• Written task: Quote word for word the lines below, beginning with the first and ending with the one that has "const grey = '#595959';". Drop the pictures.

• Data lines:
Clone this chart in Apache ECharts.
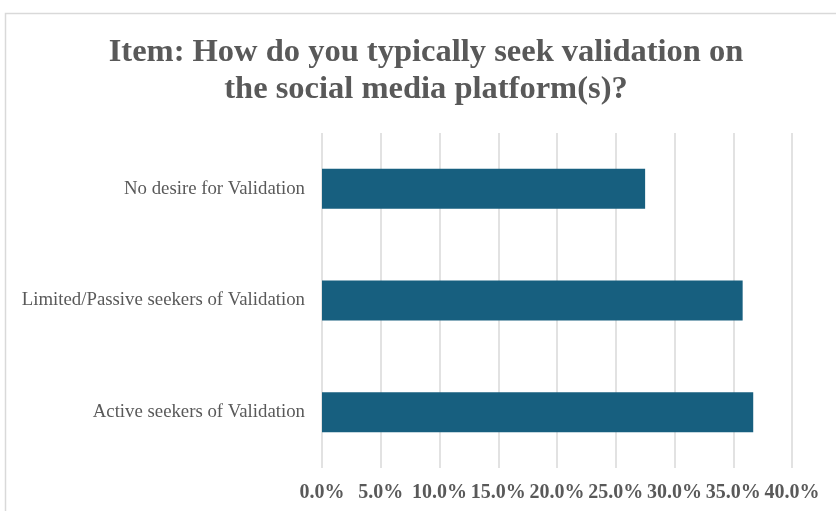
<!DOCTYPE html>
<html>
<head>
<meta charset="utf-8">
<script src="https://cdn.jsdelivr.net/npm/echarts@6/dist/echarts.min.js"></script>
<style>
  html, body { margin: 0; padding: 0; background: #ffffff; }
  #chart { width: 836px; height: 511px; }
</style>
</head>
<body>
<div id="chart"></div>
<script>
// Response categories, listed bottom to top as the category axis draws them
const categories = [
  'Active seekers of Validation',
  'Limited/Passive seekers of Validation',
  'No desire for Validation'
];
// Share of respondents, percent
const shares = [36.7, 35.8, 27.5];
// Value axis range and step, percent
const axisMin = 0;
const axisMax = 40;
const axisStep = 5;

const titleText = 'Item: How do you typically seek validation on\nthe social media platform(s)?';

const chart = echarts.init(document.getElementById('chart'), null, { renderer: 'canvas' });
const serif = '"Liberation Serif", "Times New Roman", serif';
const grey = '#595959';

chart.setOption({
  animation: false,
  backgroundColor: '#ffffff',
  graphic: [
    {
      // light frame round the chart area
      type: 'rect',
      shape: { x: 5.5, y: 13.5, width: 900, height: 600 },
      style: { fill: 'none', stroke: '#d9d9d9', lineWidth: 1.5 },
      silent: true
    },
    {
      // two-line chart title
      type: 'text',
      x: 426,
      y: 34,
      style: {
        text: titleText,
        textAlign: 'center',
        textVerticalAlign: 'top',
        fontFamily: serif,
        fontWeight: 'bold',
        fontSize: 32.5,
        lineHeight: 37,
        fill: grey
      },
      silent: true
    }
  ],
  grid: { left: 322, right: 44, top: 133, bottom: 43, containLabel: false },
  xAxis: {
    type: 'value',
    min: axisMin,
    max: axisMax,
    interval: axisStep,
    axisLine: { show: false },
    axisTick: { show: false },
    splitLine: { show: true, lineStyle: { color: '#d9d9d9', width: 1.5 } },
    axisLabel: {
      margin: 15,
      fontFamily: serif,
      fontWeight: 'bold',
      fontSize: 20,
      color: grey,
      hideOverlap: false,
      formatter: v => v.toFixed(1) + '%'
    }
  },
  yAxis: {
    type: 'category',
    data: categories,
    axisLine: { show: false },
    axisTick: { show: false },
    axisLabel: {
      margin: 17,
      fontFamily: serif,
      fontSize: 18.8,
      color: grey
    }
  },
  series: [{
    type: 'bar',
    data: shares,
    barWidth: 40,
    itemStyle: { color: '#175f7f' }
  }]
});
</script>
</body>
</html>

• Final result:
Clone this chart in Apache ECharts.
<!DOCTYPE html>
<html>
<head>
<meta charset="utf-8">
<script src="https://cdn.jsdelivr.net/npm/echarts@6/dist/echarts.min.js"></script>
<style>
  html, body { margin: 0; padding: 0; background: #ffffff; }
  #chart { width: 836px; height: 511px; }
</style>
</head>
<body>
<div id="chart"></div>
<script>
// Response categories, listed bottom to top as the category axis draws them
const categories = [
  'Active seekers of Validation',
  'Limited/Passive seekers of Validation',
  'No desire for Validation'
];
// Share of respondents, percent
const shares = [36.7, 35.8, 27.5];
// Value axis range and step, percent
const axisMin = 0;
const axisMax = 40;
const axisStep = 5;

const titleText = 'Item: How do you typically seek validation on\nthe social media platform(s)?';

const chart = echarts.init(document.getElementById('chart'), null, { renderer: 'canvas' });
const serif = '"Liberation Serif", "Times New Roman", serif';
const grey = '#595959';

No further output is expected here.